Task description =>
In the records below, count every line containing "that". Reply with the number only.
──────── Source records ────────
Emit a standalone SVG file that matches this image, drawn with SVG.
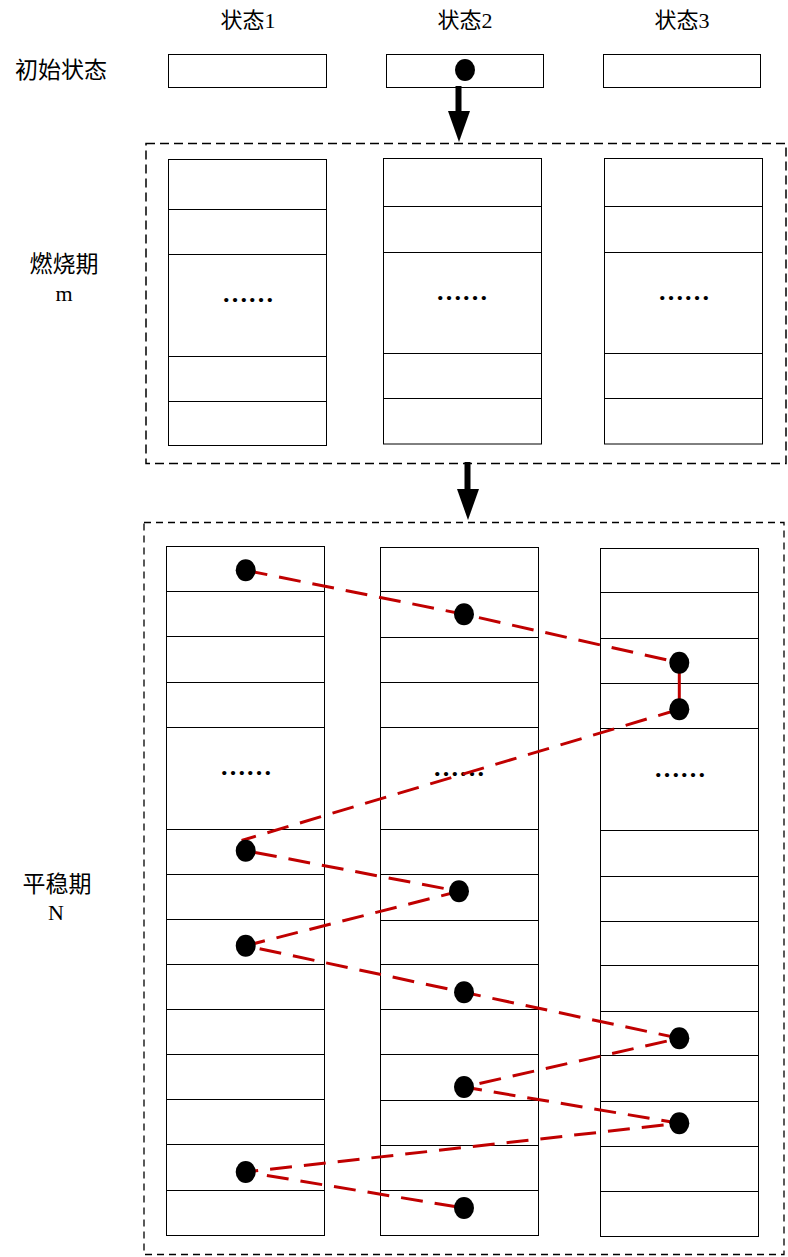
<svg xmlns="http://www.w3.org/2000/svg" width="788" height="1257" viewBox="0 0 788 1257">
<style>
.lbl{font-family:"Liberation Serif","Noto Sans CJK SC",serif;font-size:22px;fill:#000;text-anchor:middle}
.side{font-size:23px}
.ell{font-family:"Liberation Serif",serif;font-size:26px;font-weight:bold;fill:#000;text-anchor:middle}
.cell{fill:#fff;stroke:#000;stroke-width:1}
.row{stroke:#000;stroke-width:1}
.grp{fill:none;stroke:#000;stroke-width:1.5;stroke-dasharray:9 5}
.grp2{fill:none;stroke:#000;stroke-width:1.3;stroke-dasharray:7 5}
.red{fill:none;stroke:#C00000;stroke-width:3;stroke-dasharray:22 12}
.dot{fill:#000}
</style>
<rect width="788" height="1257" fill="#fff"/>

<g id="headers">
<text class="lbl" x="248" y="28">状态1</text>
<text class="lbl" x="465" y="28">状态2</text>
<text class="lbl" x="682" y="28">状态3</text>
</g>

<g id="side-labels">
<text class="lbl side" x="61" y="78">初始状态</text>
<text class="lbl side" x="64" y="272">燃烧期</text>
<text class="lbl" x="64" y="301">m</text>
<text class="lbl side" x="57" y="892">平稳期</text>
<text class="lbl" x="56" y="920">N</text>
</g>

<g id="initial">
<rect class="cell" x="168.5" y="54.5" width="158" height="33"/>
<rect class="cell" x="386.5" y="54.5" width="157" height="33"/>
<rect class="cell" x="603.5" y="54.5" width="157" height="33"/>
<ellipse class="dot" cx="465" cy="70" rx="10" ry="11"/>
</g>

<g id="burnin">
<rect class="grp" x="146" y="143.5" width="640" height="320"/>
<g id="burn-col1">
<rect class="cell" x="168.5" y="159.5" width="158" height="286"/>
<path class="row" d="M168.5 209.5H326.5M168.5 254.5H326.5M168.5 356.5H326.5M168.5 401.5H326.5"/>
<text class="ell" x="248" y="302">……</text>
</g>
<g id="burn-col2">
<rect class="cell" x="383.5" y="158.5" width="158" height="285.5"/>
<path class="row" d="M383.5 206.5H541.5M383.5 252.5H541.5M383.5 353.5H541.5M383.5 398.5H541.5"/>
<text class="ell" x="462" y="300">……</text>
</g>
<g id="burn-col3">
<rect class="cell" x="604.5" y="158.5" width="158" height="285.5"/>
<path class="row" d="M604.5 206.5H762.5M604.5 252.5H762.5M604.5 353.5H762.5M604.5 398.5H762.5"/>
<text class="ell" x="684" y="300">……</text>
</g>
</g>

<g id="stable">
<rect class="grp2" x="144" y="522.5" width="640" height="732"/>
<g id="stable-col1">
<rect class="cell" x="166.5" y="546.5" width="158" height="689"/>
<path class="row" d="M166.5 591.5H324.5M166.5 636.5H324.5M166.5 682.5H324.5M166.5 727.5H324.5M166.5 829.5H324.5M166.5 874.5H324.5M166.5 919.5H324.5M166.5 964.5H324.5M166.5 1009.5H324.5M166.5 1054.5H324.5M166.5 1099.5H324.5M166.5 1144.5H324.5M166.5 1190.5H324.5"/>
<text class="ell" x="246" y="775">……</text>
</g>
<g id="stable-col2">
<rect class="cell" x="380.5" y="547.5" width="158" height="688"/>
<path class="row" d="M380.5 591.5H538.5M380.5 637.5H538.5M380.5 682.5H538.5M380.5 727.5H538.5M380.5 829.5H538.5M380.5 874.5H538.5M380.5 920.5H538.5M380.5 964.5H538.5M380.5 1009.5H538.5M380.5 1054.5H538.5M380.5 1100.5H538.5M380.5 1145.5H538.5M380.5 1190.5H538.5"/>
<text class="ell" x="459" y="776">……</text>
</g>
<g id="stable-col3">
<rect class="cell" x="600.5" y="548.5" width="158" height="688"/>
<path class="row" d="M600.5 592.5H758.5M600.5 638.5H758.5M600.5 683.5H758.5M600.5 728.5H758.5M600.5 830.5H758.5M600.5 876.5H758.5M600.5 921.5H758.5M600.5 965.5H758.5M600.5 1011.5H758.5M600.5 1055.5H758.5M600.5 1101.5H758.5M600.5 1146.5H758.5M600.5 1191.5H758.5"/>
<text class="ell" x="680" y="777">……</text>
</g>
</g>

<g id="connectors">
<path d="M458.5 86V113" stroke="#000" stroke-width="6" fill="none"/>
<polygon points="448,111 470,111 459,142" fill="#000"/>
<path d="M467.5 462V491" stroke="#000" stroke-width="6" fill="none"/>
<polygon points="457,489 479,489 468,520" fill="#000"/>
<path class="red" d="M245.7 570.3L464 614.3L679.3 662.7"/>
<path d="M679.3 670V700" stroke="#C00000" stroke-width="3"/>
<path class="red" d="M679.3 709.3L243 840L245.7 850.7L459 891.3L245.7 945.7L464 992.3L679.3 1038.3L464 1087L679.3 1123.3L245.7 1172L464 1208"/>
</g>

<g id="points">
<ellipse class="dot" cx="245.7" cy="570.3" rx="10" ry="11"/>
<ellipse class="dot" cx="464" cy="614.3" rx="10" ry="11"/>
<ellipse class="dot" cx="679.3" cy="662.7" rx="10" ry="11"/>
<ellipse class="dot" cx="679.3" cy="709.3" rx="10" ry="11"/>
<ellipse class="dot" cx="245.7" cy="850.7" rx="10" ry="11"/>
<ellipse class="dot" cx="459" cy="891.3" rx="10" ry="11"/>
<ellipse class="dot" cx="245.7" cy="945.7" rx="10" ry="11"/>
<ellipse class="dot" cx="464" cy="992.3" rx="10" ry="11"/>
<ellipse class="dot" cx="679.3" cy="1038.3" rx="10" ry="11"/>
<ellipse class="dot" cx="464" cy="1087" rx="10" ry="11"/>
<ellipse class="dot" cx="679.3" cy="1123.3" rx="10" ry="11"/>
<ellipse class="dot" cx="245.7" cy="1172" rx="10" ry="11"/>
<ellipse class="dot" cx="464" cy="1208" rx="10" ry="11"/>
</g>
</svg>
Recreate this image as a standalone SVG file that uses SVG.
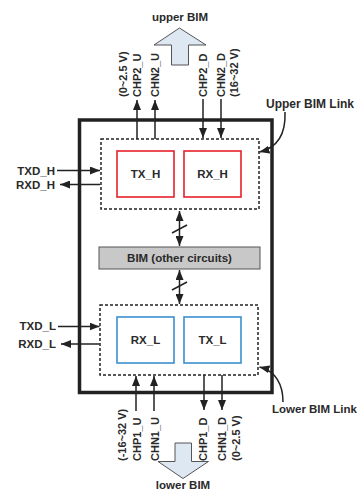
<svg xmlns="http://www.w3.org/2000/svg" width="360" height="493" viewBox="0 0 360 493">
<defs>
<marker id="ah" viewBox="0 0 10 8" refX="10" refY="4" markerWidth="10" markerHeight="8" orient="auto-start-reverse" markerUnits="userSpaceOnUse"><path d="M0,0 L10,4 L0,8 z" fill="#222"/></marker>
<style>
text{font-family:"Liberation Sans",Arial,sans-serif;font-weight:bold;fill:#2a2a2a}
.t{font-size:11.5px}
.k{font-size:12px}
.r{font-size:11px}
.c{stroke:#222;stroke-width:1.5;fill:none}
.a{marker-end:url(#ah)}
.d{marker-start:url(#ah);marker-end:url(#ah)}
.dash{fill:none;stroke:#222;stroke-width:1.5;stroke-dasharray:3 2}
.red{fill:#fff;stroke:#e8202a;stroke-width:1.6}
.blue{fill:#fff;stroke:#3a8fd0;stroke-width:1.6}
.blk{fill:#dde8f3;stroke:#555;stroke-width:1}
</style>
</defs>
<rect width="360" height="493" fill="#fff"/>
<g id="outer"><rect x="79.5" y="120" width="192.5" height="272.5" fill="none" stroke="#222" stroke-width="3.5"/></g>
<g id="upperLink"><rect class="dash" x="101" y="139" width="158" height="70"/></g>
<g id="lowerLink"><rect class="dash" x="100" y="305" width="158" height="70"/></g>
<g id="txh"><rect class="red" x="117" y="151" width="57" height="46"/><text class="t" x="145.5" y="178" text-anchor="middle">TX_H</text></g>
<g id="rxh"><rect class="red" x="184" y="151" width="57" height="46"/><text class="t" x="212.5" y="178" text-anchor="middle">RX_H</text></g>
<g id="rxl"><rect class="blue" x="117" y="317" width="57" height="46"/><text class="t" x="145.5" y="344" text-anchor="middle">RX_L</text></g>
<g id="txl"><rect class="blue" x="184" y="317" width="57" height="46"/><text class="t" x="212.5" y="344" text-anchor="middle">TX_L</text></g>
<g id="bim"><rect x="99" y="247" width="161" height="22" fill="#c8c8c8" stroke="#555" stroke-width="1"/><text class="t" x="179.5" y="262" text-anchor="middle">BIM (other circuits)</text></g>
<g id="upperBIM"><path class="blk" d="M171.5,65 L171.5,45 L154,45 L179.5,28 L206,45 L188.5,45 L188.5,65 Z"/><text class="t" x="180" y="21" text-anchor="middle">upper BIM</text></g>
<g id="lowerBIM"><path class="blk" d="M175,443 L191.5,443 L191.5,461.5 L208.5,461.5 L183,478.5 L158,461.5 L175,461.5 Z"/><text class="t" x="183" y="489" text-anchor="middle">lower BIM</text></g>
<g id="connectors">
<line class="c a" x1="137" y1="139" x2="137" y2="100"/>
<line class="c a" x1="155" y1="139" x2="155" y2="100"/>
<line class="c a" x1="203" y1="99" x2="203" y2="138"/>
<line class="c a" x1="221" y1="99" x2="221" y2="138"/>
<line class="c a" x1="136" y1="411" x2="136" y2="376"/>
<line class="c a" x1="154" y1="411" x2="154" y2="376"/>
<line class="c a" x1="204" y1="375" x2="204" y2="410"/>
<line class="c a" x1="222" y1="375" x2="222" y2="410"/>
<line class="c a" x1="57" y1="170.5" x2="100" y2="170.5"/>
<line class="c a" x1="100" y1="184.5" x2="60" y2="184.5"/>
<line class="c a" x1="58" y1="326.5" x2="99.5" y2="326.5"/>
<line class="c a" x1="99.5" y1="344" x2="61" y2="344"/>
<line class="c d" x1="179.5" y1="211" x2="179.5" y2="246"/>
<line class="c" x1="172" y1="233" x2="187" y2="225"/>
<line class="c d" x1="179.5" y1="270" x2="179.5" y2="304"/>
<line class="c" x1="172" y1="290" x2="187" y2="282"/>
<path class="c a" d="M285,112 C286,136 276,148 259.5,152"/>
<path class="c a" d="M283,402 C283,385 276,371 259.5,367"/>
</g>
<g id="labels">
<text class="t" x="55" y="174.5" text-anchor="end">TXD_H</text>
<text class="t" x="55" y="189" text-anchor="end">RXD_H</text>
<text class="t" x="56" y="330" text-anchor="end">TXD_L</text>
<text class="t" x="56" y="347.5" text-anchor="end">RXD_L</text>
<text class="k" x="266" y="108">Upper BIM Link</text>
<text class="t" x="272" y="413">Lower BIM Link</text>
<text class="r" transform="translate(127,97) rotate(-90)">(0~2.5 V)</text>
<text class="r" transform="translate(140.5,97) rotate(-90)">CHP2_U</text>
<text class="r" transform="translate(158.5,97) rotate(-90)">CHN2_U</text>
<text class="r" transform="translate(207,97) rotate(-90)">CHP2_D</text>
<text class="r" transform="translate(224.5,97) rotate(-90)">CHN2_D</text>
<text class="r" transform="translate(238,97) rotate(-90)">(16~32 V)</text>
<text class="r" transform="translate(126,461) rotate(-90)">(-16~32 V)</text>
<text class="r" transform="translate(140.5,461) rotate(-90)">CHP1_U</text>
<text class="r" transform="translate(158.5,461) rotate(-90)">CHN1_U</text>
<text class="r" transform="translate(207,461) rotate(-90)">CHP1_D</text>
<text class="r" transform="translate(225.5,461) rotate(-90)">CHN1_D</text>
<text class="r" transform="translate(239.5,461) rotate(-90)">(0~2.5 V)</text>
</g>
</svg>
────────
Full response =>
2